5.) Add egg yolks and Vanilla Moroni Flavor Paste and mix until blended.
6.) Stir in pumpkin purée and Pumpkin Spice Baking Flavor and blend until fully incorporated.
7.) In a separate bowl, combine all dry ingredients: flour, oats, baking soda, salt, ginger and cardamom. Add dry ingredients to pumpkin mixture until combined, then stir in the white chocolate chips.
8.) Chill dough for 15 minutes; this will allow you to scoop the dough easier.
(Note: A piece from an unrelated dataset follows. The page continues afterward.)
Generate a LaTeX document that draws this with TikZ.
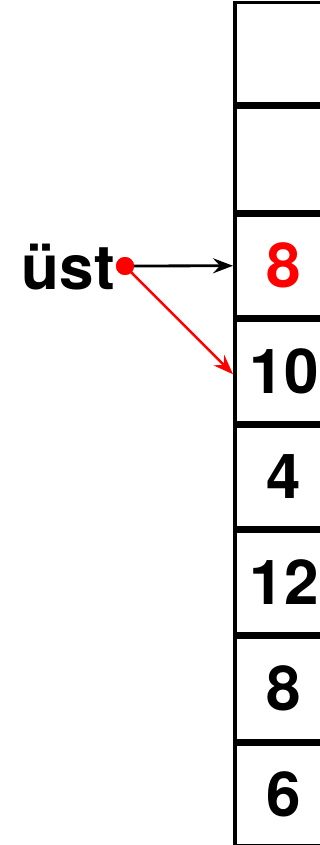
\documentclass[tikz,border=0pt]{standalone}
\usepackage{fontspec}
\setmainfont{TeX Gyre Heros}
\usetikzlibrary{arrows.meta}
\definecolor{myred}{RGB}{255,0,0}
\begin{document}
\begin{tikzpicture}[x=1pt,y=-1pt,
  cell/.style={draw, line width=3.5pt, minimum width=98.5pt, inner sep=0pt,
    font=\fontsize{62}{68}\selectfont\bfseries},
  ptr/.style={line width=2.8pt, -{Stealth[length=20pt,width=15pt,inset=7pt]}}]
\useasboundingbox (0,0) rectangle (320,845);
\clip (0,0) rectangle (320,845);
\node[cell, minimum height=101.5pt] (c1) at (284,53.5) {};
\node[cell, minimum height=103.5pt] (c2) at (284,159.5) {};
\node[cell, minimum height=102pt] (c3) at (284,265.75) {\textcolor{myred}{8}};
\node[cell, minimum height=102pt] (c4) at (284,371.25) {10};
\node[cell, minimum height=101.5pt] (c5) at (284,476.5) {4};
\node[cell, minimum height=102.5pt] (c6) at (284,582) {12};
\node[cell, minimum height=103.5pt] (c7) at (284,688.5) {8};
\node[cell, minimum height=101.5pt] (c8) at (284,794.5) {6};
\node[font=\fontsize{62}{68}\selectfont\bfseries, inner sep=0pt, anchor=base east] (lbl) at (115,289) {üst};
\node[circle, fill=myred, minimum size=18pt, inner sep=0pt] (dot) at (125,266) {};
\draw[ptr, black] (dot.center) -- (c3.west);
\draw[ptr, myred, line width=2.5pt] (dot.center) -- ([yshift=-3pt]c4.west);
\node[circle, fill=myred, minimum size=18pt, inner sep=0pt] at (dot) {};
\end{tikzpicture}
\end{document}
9.) Scoop cookie dough onto a sheet pan lined with parchment paper or silpat. *See recipe notes
10.) Bake cookies in the oven at 350°F for 10-15 minutes, depending on the size of the cookies. Cookies are ready when the edges turn golden brown.
11.) Cool baked cookies on a rack for about 10 minutes before removing from the sheet pan. Enjoy!
Pictured above: The comforting flavors of pumpkin spice, brown butter, ginger and warming seasonal spices come together to create the perfect cozy weather cookie.
Recipe Notes:
*For this particular recipe, Chef Joan scooped about 55g of dough per cookie using a #24 size scoop. If making cookies of another size, adjust baking time accordingly so that the cookies do not burn (less time for smaller cookies, more time for larger cookies).